# Exercise instructions
Omit every picture and return the rest of the data unaltered.

── Information supplied ──

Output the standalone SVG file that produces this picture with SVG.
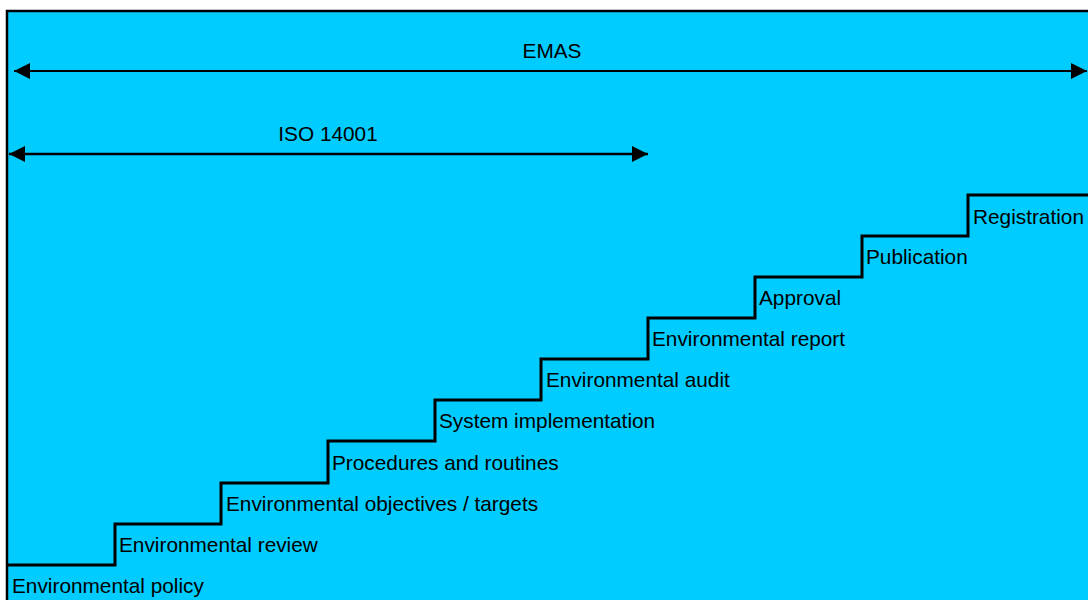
<svg xmlns="http://www.w3.org/2000/svg" width="1088" height="600" viewBox="0 0 1088 600">
<defs>
<style>
text{font-family:"Liberation Sans",Arial,sans-serif;font-size:20.8px;fill:#000}
.ln{fill:none;stroke:#000}
</style>
<marker id="ah" viewBox="0 0 16 16" refX="16" refY="8" markerWidth="16" markerHeight="16" markerUnits="userSpaceOnUse" orient="auto-start-reverse">
<path d="M0,0 L16,8 L0,16 Z" fill="#000"/>
</marker>
</defs>
<rect x="0" y="0" width="1088" height="600" fill="#fff"/>
<rect x="7" y="11" width="1090" height="600" fill="#00CCFF"/>
<path class="ln" d="M7,600 V11 H1088" stroke-width="2.5"/>
<g id="connectors">
<line class="ln" x1="14" y1="71" x2="1087" y2="71" stroke-width="1.8" marker-start="url(#ah)" marker-end="url(#ah)"/>
<line class="ln" x1="9" y1="154" x2="648" y2="154" stroke-width="2.5" marker-start="url(#ah)" marker-end="url(#ah)"/>
<path id="stairs" class="ln" stroke-width="3" d="M8,565 H115 V524 H221 V483 H328 V441 H435 V400 H541 V359 H648 V318 H755 V277 H862 V236 H968 V195 H1090"/>
</g>
<g id="emas"><text x="552" y="58" text-anchor="middle">EMAS</text></g>
<g id="iso"><text x="328" y="141" text-anchor="middle">ISO 14001</text></g>
<g id="s1"><text x="12" y="593">Environmental policy</text></g>
<g id="s2"><text x="119" y="552">Environmental review</text></g>
<g id="s3"><text x="226" y="511">Environmental objectives / targets</text></g>
<g id="s4"><text x="332" y="470">Procedures and routines</text></g>
<g id="s5"><text x="439" y="428">System implementation</text></g>
<g id="s6"><text x="546" y="387">Environmental audit</text></g>
<g id="s7"><text x="652" y="346">Environmental report</text></g>
<g id="s8"><text x="759" y="305">Approval</text></g>
<g id="s9"><text x="866" y="264">Publication</text></g>
<g id="s10"><text x="973" y="224">Registration</text></g>
</svg>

───

# Output for this exercise
Output the standalone SVG file that produces this picture with SVG.
<svg xmlns="http://www.w3.org/2000/svg" width="1088" height="600" viewBox="0 0 1088 600">
<defs>
<style>
text{font-family:"Liberation Sans",Arial,sans-serif;font-size:20.8px;fill:#000}
.ln{fill:none;stroke:#000}
</style>
<marker id="ah" viewBox="0 0 16 16" refX="16" refY="8" markerWidth="16" markerHeight="16" markerUnits="userSpaceOnUse" orient="auto-start-reverse">
<path d="M0,0 L16,8 L0,16 Z" fill="#000"/>
</marker>
</defs>
<rect x="0" y="0" width="1088" height="600" fill="#fff"/>
<rect x="7" y="11" width="1090" height="600" fill="#00CCFF"/>
<path class="ln" d="M7,600 V11 H1088" stroke-width="2.5"/>
<g id="connectors">
<line class="ln" x1="14" y1="71" x2="1087" y2="71" stroke-width="1.8" marker-start="url(#ah)" marker-end="url(#ah)"/>
<line class="ln" x1="9" y1="154" x2="648" y2="154" stroke-width="2.5" marker-start="url(#ah)" marker-end="url(#ah)"/>
<path id="stairs" class="ln" stroke-width="3" d="M8,565 H115 V524 H221 V483 H328 V441 H435 V400 H541 V359 H648 V318 H755 V277 H862 V236 H968 V195 H1090"/>
</g>
<g id="emas"><text x="552" y="58" text-anchor="middle">EMAS</text></g>
<g id="iso"><text x="328" y="141" text-anchor="middle">ISO 14001</text></g>
<g id="s1"><text x="12" y="593">Environmental policy</text></g>
<g id="s2"><text x="119" y="552">Environmental review</text></g>
<g id="s3"><text x="226" y="511">Environmental objectives / targets</text></g>
<g id="s4"><text x="332" y="470">Procedures and routines</text></g>
<g id="s5"><text x="439" y="428">System implementation</text></g>
<g id="s6"><text x="546" y="387">Environmental audit</text></g>
<g id="s7"><text x="652" y="346">Environmental report</text></g>
<g id="s8"><text x="759" y="305">Approval</text></g>
<g id="s9"><text x="866" y="264">Publication</text></g>
<g id="s10"><text x="973" y="224">Registration</text></g>
</svg>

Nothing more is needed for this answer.